On the same day that Sitwell was writing about “[wearing] Edith’s cape… to enhance the escapades that went with a weekend with friends, hitting the cocktails,” Juliet Samuels howled a few pages later that John Lewis’s woke advert is a sign of a deeper malaise at the troubled retailer. Her rage followed a previous barrage of columns from the paper on this single John Lewis campaign, with the most deranged of them a contribution from Judith Woods headlined Why the new John Lewis advert is everything that’s wrong with modern Britain
Ahead of the clocks going back today, Peter Hitchens’ published his yearly howl at the “state sponsored clock-twiddling”. He’s been waging this one-man guerilla campaign for years, offering perhaps his greatest salvo in a 2015 Mail piece which argued:
Tomorrow morning, all official time sources from Big Ben to the BBC will be lying about the time, and if you have any sense, all the myriad clocks in your home will be lying too…
In the metaverse of Peter Hitchens’ mind, the clocks are now lying, as the elite continues to deny the concept of “natural British time”.
But the Hitchens reality is only a minor offshoot of the British media metaverse compared to the madness that arrives with the start of War Christmas — the poppy season that now stretches from late-October through to late-November — when newspapers, radio stations, and TV shows alike begin a hunt for people who show most respect (usually a bloke who has converted his front garden into a replica of the Somme) and those who are inadequately respectful (generally an Irish footballer who doesn’t want to wear a poppy).

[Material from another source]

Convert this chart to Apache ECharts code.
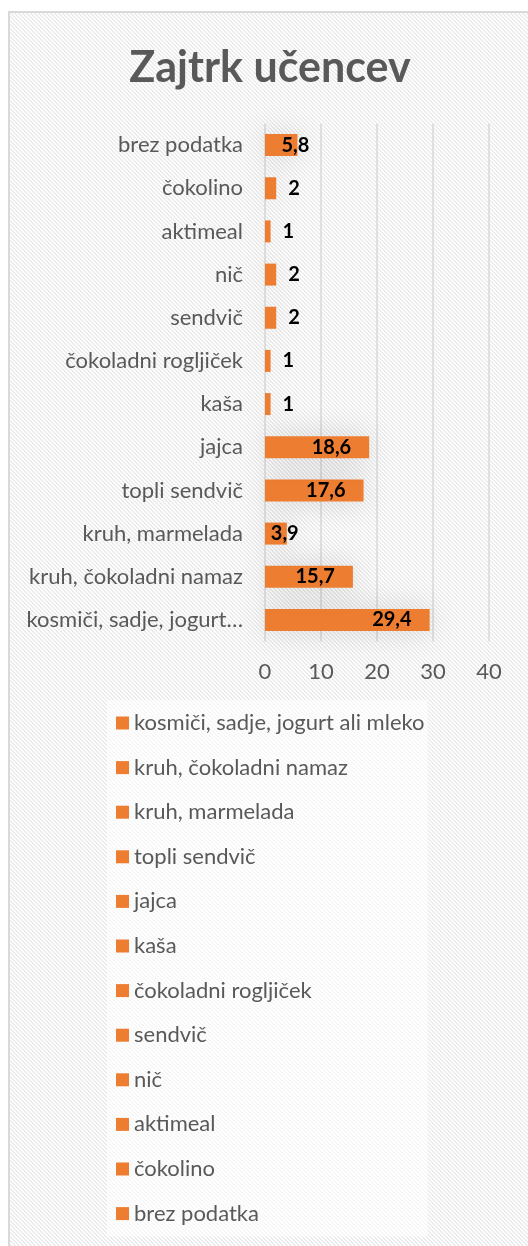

Of course watching Mark Zuckerberg turned into a pixellated version of himself in his dream world of “what if Zoom but you can never leave” is disturbing but if, like me, you spend most of your time in the depths of the British media’s delusions, it’s just a new flavour of a familiar nightmare.
As with Google after its parent company was renamed and restructed as Alphabet in 2015, people will continue to call Zuck’s empire “Facebook” whatever the official branding.
Which does make sense as he’s long been stealing a living.
The novellist rather than Coren’s comedian brother-in-law.